**SUPPLIED DATA:**
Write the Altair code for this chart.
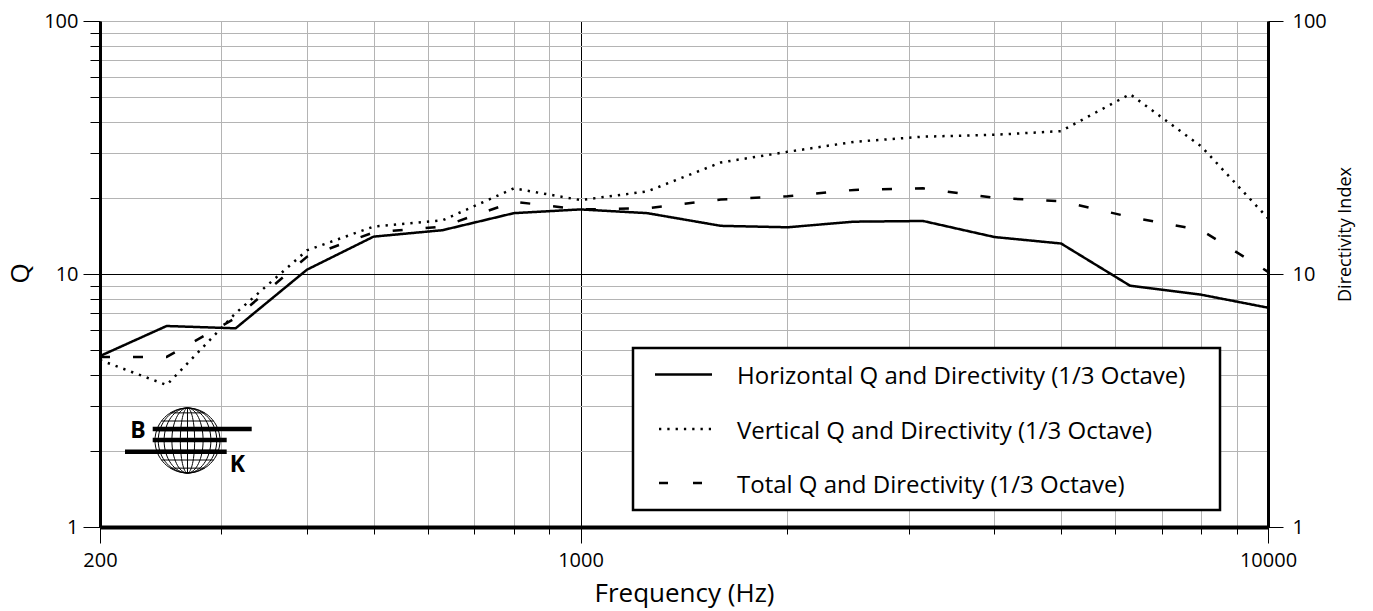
import math
import altair as alt
import pandas as pd

# ---------------- data ----------------
freqs = [200, 250, 315, 400, 500, 630, 800, 1000, 1250, 1600, 2000, 2500,
         3150, 4000, 5000, 6300, 8000, 10000]
horizontal_q = [4.74, 6.23, 6.10, 10.4, 14.05, 14.9, 17.4, 18.0, 17.4, 15.5,
                15.3, 16.1, 16.2, 14.0, 13.2, 8.99, 8.28, 7.36]
vertical_q = [4.57, 3.64, 7.0, 12.4, 15.4, 16.3, 21.8, 19.6, 21.2, 27.6,
              30.4, 33.3, 34.9, 35.5, 36.7, 51.4, 31.9, 16.6]
total_q = [4.7, 4.7, 6.7, 11.7, 14.6, 15.4, 19.3, 18.0, 18.2, 19.7,
           20.3, 21.5, 21.8, 20.0, 19.4, 16.8, 14.9, 10.2]
series_names = ["Horizontal Q and Directivity (1/3 Octave)",
                "Vertical Q and Directivity (1/3 Octave)",
                "Total Q and Directivity (1/3 Octave)"]

x_ticks = [200, 300, 400, 500, 600, 700, 800, 900, 1000,
           2000, 3000, 4000, 5000, 6000, 7000, 8000, 9000, 10000]
x_labels = [200, 1000, 10000]
y_ticks = [1, 2, 3, 4, 5, 6, 7, 8, 9, 10, 20, 30, 40, 50, 60, 70, 80, 90, 100]
y_labels = [1, 10, 100]

x_title = "Frequency (Hz)"
y_title = "Q"
y2_title = "Directivity Index"

rows = []
for name, vals in zip(series_names, [horizontal_q, vertical_q, total_q]):
    for f, v in zip(freqs, vals):
        rows.append({"freq": f, "q": v, "series": name})
df = pd.DataFrame(rows)

FONT = "Open Sans"
dashes = [[1, 0], [2.3, 6], [10, 23]]

x_lab_test = " || ".join(f"datum.value == {v}" for v in x_labels)
y_lab_test = " || ".join(f"datum.value == {v}" for v in y_labels)

x_scale = alt.Scale(type="log", domain=[200, 10000], nice=False)
y_scale = alt.Scale(type="log", domain=[1, 100], nice=False)

x_enc = alt.X(
    "freq:Q", scale=x_scale,
    axis=alt.Axis(
        values=x_ticks,
        labelExpr=f"({x_lab_test}) ? format(datum.value, 'd') : ''",
        labelFlush=False, labelFontSize=20, labelPadding=7, labelFont=FONT,
        labelColor="black",
        tickSize={"condition": {"test": x_lab_test, "value": 16}, "value": 7},
        tickColor="black", tickWidth=1,
        domainColor="black", domainWidth=4,
        grid=True, gridWidth=1,
        gridColor={"condition": {"test": "datum.value == 1000", "value": "black"},
                   "value": "#b4b4b4"},
        title=x_title, titleFontSize=26, titleFont=FONT, titleFontWeight="normal",
        titleColor="black", titleBaseline="alphabetic", titleY=74,
    ),
)

y_left = alt.Y(
    "q:Q", scale=y_scale,
    axis=alt.Axis(
        values=y_ticks,
        labelExpr=f"({y_lab_test}) ? format(datum.value, 'd') : ''",
        labelFontSize=20, labelPadding=5, labelFont=FONT, labelColor="black",
        tickSize={"condition": {"test": y_lab_test, "value": 17}, "value": 10},
        tickColor="black", tickWidth=1,
        domainColor="black", domainWidth=3,
        grid=True, gridWidth=1,
        gridColor={"condition": {"test": "datum.value == 10", "value": "black"},
                   "value": "#b4b4b4"},
        title=y_title, titleFontSize=26, titleFont=FONT, titleFontWeight="normal",
        titleColor="black", titleAngle=270, titleX=-80, titleY=252,
        titleAlign="center", titleBaseline="middle",
    ),
)

y_right = alt.Y(
    "q:Q", scale=y_scale,
    axis=alt.Axis(
        orient="right", values=y_labels, format="d",
        labelFontSize=20, labelPadding=9, labelFont=FONT, labelColor="black",
        tickSize=15, tickColor="black", tickWidth=1,
        domainColor="black", domainWidth=3, grid=False,
        title=y2_title, titleFontSize=18, titleFont=FONT, titleFontWeight="normal",
        titleColor="black", titleAngle=270, titleX=77, titleY=213,
        titleAlign="center", titleBaseline="middle",
    ),
)

lines = alt.Chart(df).mark_line(color="black", strokeWidth=2.5, strokeCap="butt").encode(
    x=x_enc, y=y_left,
    strokeDash=alt.StrokeDash("series:N", scale=alt.Scale(domain=series_names, range=dashes),
                              legend=None),
)

right_axis = alt.Chart(df).mark_line(opacity=0).encode(x=x_enc, y=y_right, detail="series:N")

one = alt.Data(values=[{"a": 1}])

# ---- legend (drawn box) ----
legend_layers = [
    alt.Chart(one).mark_rect(fill="white", stroke="black", strokeWidth=2.5).encode(
        x=alt.value(533), x2=alt.value(1120), y=alt.value(327), y2=alt.value(489))
]
row_y = [353.5, 408, 462]
sym = [(555, 612, [1, 0]), (559, 611, [2.3, 6]), (559, 604, [9, 25])]
for name, ry, (sx0, sx1, dsh) in zip(series_names, row_y, sym):
    legend_layers.append(
        alt.Chart(one).mark_rule(color="black", strokeWidth=2.5, strokeDash=dsh,
                                 strokeCap="butt").encode(
            x=alt.value(sx0), x2=alt.value(sx1), y=alt.value(ry)))
    legend_layers.append(
        alt.Chart(one).mark_text(align="left", baseline="alphabetic", fontSize=24,
                                 font=FONT, color="black").encode(
            x=alt.value(637), y=alt.value(ry + 9.5), text=alt.value(name)))

# ---- logo ----
parts = ["M-1,0A1,1,0,1,1,1,0A1,1,0,1,1,-1,0", "M0,-1L0,1"]
for r in [0.22, 0.48, 0.72, 0.9]:
    parts.append(f"M0,-1A{r},1,0,1,1,0,1A{r},1,0,1,1,0,-1")
for yy in [-0.85, -0.6, -0.3, 0.3, 0.6, 0.85]:
    w = math.sqrt(1 - yy * yy)
    parts.append(f"M{-w:.3f},{yy}L{w:.3f},{yy}")
globe_path = "".join(parts)

logo_layers = [
    alt.Chart(one).mark_point(shape=globe_path, size=4225, filled=False, stroke="black",
                              strokeWidth=1, opacity=1).encode(
        x=alt.value(87.5), y=alt.value(419.5)),
]
for bx0, bx1, by in [(52.7, 151.7, 408), (52.7, 126.7, 419), (25, 126.7, 430.7)]:
    logo_layers.append(
        alt.Chart(one).mark_rule(color="black", strokeWidth=4.5, strokeCap="butt").encode(
            x=alt.value(bx0), x2=alt.value(bx1), y=alt.value(by)))
for txt, tx, ty in [("B", 38, 417), ("K", 137.5, 451)]:
    logo_layers.append(
        alt.Chart(one).mark_text(align="center", baseline="alphabetic", fontSize=23,
                                 font=FONT, fontWeight="bold", color="black").encode(
            x=alt.value(tx), y=alt.value(ty), text=alt.value(txt)))

chart = alt.layer(lines, right_axis, *legend_layers, *logo_layers).resolve_scale(
    y="independent"
).properties(
    width=1168, height=506,
    autosize=alt.AutoSizeParams(type="none"),
    padding={"left": 100, "top": 21, "right": 105, "bottom": 84},
).configure_view(stroke="black", strokeWidth=2.5).configure(background="white")

chart.save("out.html", embed_options={"renderer": "svg", "actions": False})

**AIM OF THE TASK:**
Leave the images out and output the remaining material exactly as it stands.

**COMPLETE RESPONSE:**
Write the Altair code for this chart.
import math
import altair as alt
import pandas as pd

# ---------------- data ----------------
freqs = [200, 250, 315, 400, 500, 630, 800, 1000, 1250, 1600, 2000, 2500,
         3150, 4000, 5000, 6300, 8000, 10000]
horizontal_q = [4.74, 6.23, 6.10, 10.4, 14.05, 14.9, 17.4, 18.0, 17.4, 15.5,
                15.3, 16.1, 16.2, 14.0, 13.2, 8.99, 8.28, 7.36]
vertical_q = [4.57, 3.64, 7.0, 12.4, 15.4, 16.3, 21.8, 19.6, 21.2, 27.6,
              30.4, 33.3, 34.9, 35.5, 36.7, 51.4, 31.9, 16.6]
total_q = [4.7, 4.7, 6.7, 11.7, 14.6, 15.4, 19.3, 18.0, 18.2, 19.7,
           20.3, 21.5, 21.8, 20.0, 19.4, 16.8, 14.9, 10.2]
series_names = ["Horizontal Q and Directivity (1/3 Octave)",
                "Vertical Q and Directivity (1/3 Octave)",
                "Total Q and Directivity (1/3 Octave)"]

x_ticks = [200, 300, 400, 500, 600, 700, 800, 900, 1000,
           2000, 3000, 4000, 5000, 6000, 7000, 8000, 9000, 10000]
x_labels = [200, 1000, 10000]
y_ticks = [1, 2, 3, 4, 5, 6, 7, 8, 9, 10, 20, 30, 40, 50, 60, 70, 80, 90, 100]
y_labels = [1, 10, 100]

x_title = "Frequency (Hz)"
y_title = "Q"
y2_title = "Directivity Index"

rows = []
for name, vals in zip(series_names, [horizontal_q, vertical_q, total_q]):
    for f, v in zip(freqs, vals):
        rows.append({"freq": f, "q": v, "series": name})
df = pd.DataFrame(rows)

FONT = "Open Sans"
dashes = [[1, 0], [2.3, 6], [10, 23]]

x_lab_test = " || ".join(f"datum.value == {v}" for v in x_labels)
y_lab_test = " || ".join(f"datum.value == {v}" for v in y_labels)

x_scale = alt.Scale(type="log", domain=[200, 10000], nice=False)
y_scale = alt.Scale(type="log", domain=[1, 100], nice=False)

x_enc = alt.X(
    "freq:Q", scale=x_scale,
    axis=alt.Axis(
        values=x_ticks,
        labelExpr=f"({x_lab_test}) ? format(datum.value, 'd') : ''",
        labelFlush=False, labelFontSize=20, labelPadding=7, labelFont=FONT,
        labelColor="black",
        tickSize={"condition": {"test": x_lab_test, "value": 16}, "value": 7},
        tickColor="black", tickWidth=1,
        domainColor="black", domainWidth=4,
        grid=True, gridWidth=1,
        gridColor={"condition": {"test": "datum.value == 1000", "value": "black"},
                   "value": "#b4b4b4"},
        title=x_title, titleFontSize=26, titleFont=FONT, titleFontWeight="normal",
        titleColor="black", titleBaseline="alphabetic", titleY=74,
    ),
)

y_left = alt.Y(
    "q:Q", scale=y_scale,
    axis=alt.Axis(
        values=y_ticks,
        labelExpr=f"({y_lab_test}) ? format(datum.value, 'd') : ''",
        labelFontSize=20, labelPadding=5, labelFont=FONT, labelColor="black",
        tickSize={"condition": {"test": y_lab_test, "value": 17}, "value": 10},
        tickColor="black", tickWidth=1,
        domainColor="black", domainWidth=3,
        grid=True, gridWidth=1,
        gridColor={"condition": {"test": "datum.value == 10", "value": "black"},
                   "value": "#b4b4b4"},
        title=y_title, titleFontSize=26, titleFont=FONT, titleFontWeight="normal",
        titleColor="black", titleAngle=270, titleX=-80, titleY=252,
        titleAlign="center", titleBaseline="middle",
    ),
)

y_right = alt.Y(
    "q:Q", scale=y_scale,
    axis=alt.Axis(
        orient="right", values=y_labels, format="d",
        labelFontSize=20, labelPadding=9, labelFont=FONT, labelColor="black",
        tickSize=15, tickColor="black", tickWidth=1,
        domainColor="black", domainWidth=3, grid=False,
        title=y2_title, titleFontSize=18, titleFont=FONT, titleFontWeight="normal",
        titleColor="black", titleAngle=270, titleX=77, titleY=213,
        titleAlign="center", titleBaseline="middle",
    ),
)

lines = alt.Chart(df).mark_line(color="black", strokeWidth=2.5, strokeCap="butt").encode(
    x=x_enc, y=y_left,
    strokeDash=alt.StrokeDash("series:N", scale=alt.Scale(domain=series_names, range=dashes),
                              legend=None),
)

right_axis = alt.Chart(df).mark_line(opacity=0).encode(x=x_enc, y=y_right, detail="series:N")

one = alt.Data(values=[{"a": 1}])

# ---- legend (drawn box) ----
legend_layers = [
    alt.Chart(one).mark_rect(fill="white", stroke="black", strokeWidth=2.5).encode(
        x=alt.value(533), x2=alt.value(1120), y=alt.value(327), y2=alt.value(489))
]
row_y = [353.5, 408, 462]
sym = [(555, 612, [1, 0]), (559, 611, [2.3, 6]), (559, 604, [9, 25])]
for name, ry, (sx0, sx1, dsh) in zip(series_names, row_y, sym):
    legend_layers.append(
        alt.Chart(one).mark_rule(color="black", strokeWidth=2.5, strokeDash=dsh,
                                 strokeCap="butt").encode(
            x=alt.value(sx0), x2=alt.value(sx1), y=alt.value(ry)))
    legend_layers.append(
        alt.Chart(one).mark_text(align="left", baseline="alphabetic", fontSize=24,
                                 font=FONT, color="black").encode(
            x=alt.value(637), y=alt.value(ry + 9.5), text=alt.value(name)))

# ---- logo ----
parts = ["M-1,0A1,1,0,1,1,1,0A1,1,0,1,1,-1,0", "M0,-1L0,1"]
for r in [0.22, 0.48, 0.72, 0.9]:
    parts.append(f"M0,-1A{r},1,0,1,1,0,1A{r},1,0,1,1,0,-1")
for yy in [-0.85, -0.6, -0.3, 0.3, 0.6, 0.85]:
    w = math.sqrt(1 - yy * yy)
    parts.append(f"M{-w:.3f},{yy}L{w:.3f},{yy}")
globe_path = "".join(parts)

logo_layers = [
    alt.Chart(one).mark_point(shape=globe_path, size=4225, filled=False, stroke="black",
                              strokeWidth=1, opacity=1).encode(
        x=alt.value(87.5), y=alt.value(419.5)),
]
for bx0, bx1, by in [(52.7, 151.7, 408), (52.7, 126.7, 419), (25, 126.7, 430.7)]:
    logo_layers.append(
        alt.Chart(one).mark_rule(color="black", strokeWidth=4.5, strokeCap="butt").encode(
            x=alt.value(bx0), x2=alt.value(bx1), y=alt.value(by)))
for txt, tx, ty in [("B", 38, 417), ("K", 137.5, 451)]:
    logo_layers.append(
        alt.Chart(one).mark_text(align="center", baseline="alphabetic", fontSize=23,
                                 font=FONT, fontWeight="bold", color="black").encode(
            x=alt.value(tx), y=alt.value(ty), text=alt.value(txt)))

chart = alt.layer(lines, right_axis, *legend_layers, *logo_layers).resolve_scale(
    y="independent"
).properties(
    width=1168, height=506,
    autosize=alt.AutoSizeParams(type="none"),
    padding={"left": 100, "top": 21, "right": 105, "bottom": 84},
).configure_view(stroke="black", strokeWidth=2.5).configure(background="white")

chart.save("out.html", embed_options={"renderer": "svg", "actions": False})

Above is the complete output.